- WHAT IS ASKED
Each line below must be set down exactly; omit any image you find.
§
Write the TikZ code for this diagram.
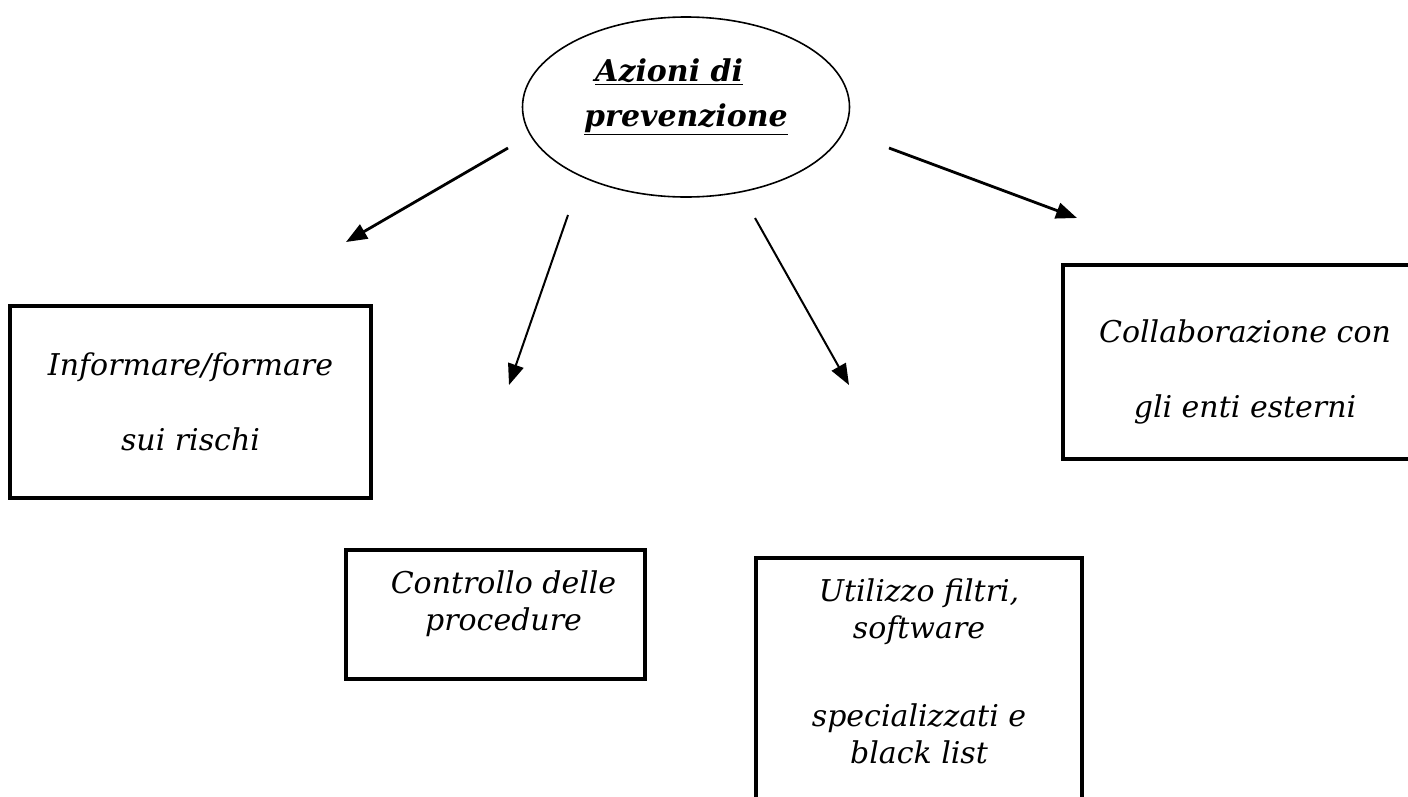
\documentclass[tikz,border=0pt]{standalone}
\usepackage{fontspec}
\setmainfont{DejaVu Serif}
\usetikzlibrary{arrows.meta,shapes.geometric}
\begin{document}
\begin{tikzpicture}[x=1pt, y=-1pt,
    freccia/.style={line width=2pt, -{Triangle[length=21pt, width=16pt]}},
    riquadro/.style={draw, line width=3.5pt, align=center, inner sep=0pt,
      font=\fontsize{30}{37}\selectfont\itshape}]
  \useasboundingbox (0, 0) rectangle (1408, 796);
  \fill [white] (0, 0) rectangle (1408, 796);
  \clip (0, 0) rectangle (1408, 796);

  \node [ellipse, draw, line width=1.6pt, minimum width=327pt, minimum height=180pt,
    align=left, text depth=28pt, font=\fontsize{30}{45}\selectfont\bfseries\itshape]
    (azioni) at (686, 107) {\hspace*{11pt}\underline{Azioni di}\\\underline{prevenzione}};

  \node [riquadro, minimum width=361pt, minimum height=192pt] (informare) at (190.5, 402)
    {Informare/formare\\[38pt]sui rischi};
  \node [riquadro, minimum width=364pt, minimum height=194pt, text height=118pt] (collaborazione) at (1245, 362)
    {Collaborazione con\\[38pt]gli enti esterni};
  \node [riquadro, minimum width=299pt, minimum height=129pt, text depth=28pt] (controllo) at (495.5, 614.5)
    {\hspace*{16pt}Controllo delle\\\hspace*{16pt}procedure};
  \node [riquadro, anchor=north, minimum width=326pt, inner ysep=21pt, text depth=200pt]
    (utilizzo) at (919, 556) {Utilizzo filtri,\\software\\[51pt]specializzati e\\black list};

  \coordinate (sa) at (508, 148);
  \coordinate (ta) at (346, 242);
  \coordinate (sb) at (568, 215);
  \coordinate (tb) at (509, 385);
  \coordinate (sc) at (755, 218);
  \coordinate (tc) at (849, 385);
  \coordinate (sd) at (889, 148);
  \coordinate (td) at (1077, 218);
  \draw [freccia, line width=2.8pt] (sa) -- (ta);
  \draw [freccia] (sb) -- (tb);
  \draw [freccia] (sc) -- (tc);
  \draw [freccia, line width=2.8pt] (sd) -- (td);
\end{tikzpicture}
\end{document}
§
- SOLUTION FOR THIS PROBLEM
Write the TikZ code for this diagram.
\documentclass[tikz,border=0pt]{standalone}
\usepackage{fontspec}
\setmainfont{DejaVu Serif}
\usetikzlibrary{arrows.meta,shapes.geometric}
\begin{document}
\begin{tikzpicture}[x=1pt, y=-1pt,
    freccia/.style={line width=2pt, -{Triangle[length=21pt, width=16pt]}},
    riquadro/.style={draw, line width=3.5pt, align=center, inner sep=0pt,
      font=\fontsize{30}{37}\selectfont\itshape}]
  \useasboundingbox (0, 0) rectangle (1408, 796);
  \fill [white] (0, 0) rectangle (1408, 796);
  \clip (0, 0) rectangle (1408, 796);

  \node [ellipse, draw, line width=1.6pt, minimum width=327pt, minimum height=180pt,
    align=left, text depth=28pt, font=\fontsize{30}{45}\selectfont\bfseries\itshape]
    (azioni) at (686, 107) {\hspace*{11pt}\underline{Azioni di}\\\underline{prevenzione}};

  \node [riquadro, minimum width=361pt, minimum height=192pt] (informare) at (190.5, 402)
    {Informare/formare\\[38pt]sui rischi};
  \node [riquadro, minimum width=364pt, minimum height=194pt, text height=118pt] (collaborazione) at (1245, 362)
    {Collaborazione con\\[38pt]gli enti esterni};
  \node [riquadro, minimum width=299pt, minimum height=129pt, text depth=28pt] (controllo) at (495.5, 614.5)
    {\hspace*{16pt}Controllo delle\\\hspace*{16pt}procedure};
  \node [riquadro, anchor=north, minimum width=326pt, inner ysep=21pt, text depth=200pt]
    (utilizzo) at (919, 556) {Utilizzo filtri,\\software\\[51pt]specializzati e\\black list};

  \coordinate (sa) at (508, 148);
  \coordinate (ta) at (346, 242);
  \coordinate (sb) at (568, 215);
  \coordinate (tb) at (509, 385);
  \coordinate (sc) at (755, 218);
  \coordinate (tc) at (849, 385);
  \coordinate (sd) at (889, 148);
  \coordinate (td) at (1077, 218);
  \draw [freccia, line width=2.8pt] (sa) -- (ta);
  \draw [freccia] (sb) -- (tb);
  \draw [freccia] (sc) -- (tc);
  \draw [freccia, line width=2.8pt] (sd) -- (td);
\end{tikzpicture}
\end{document}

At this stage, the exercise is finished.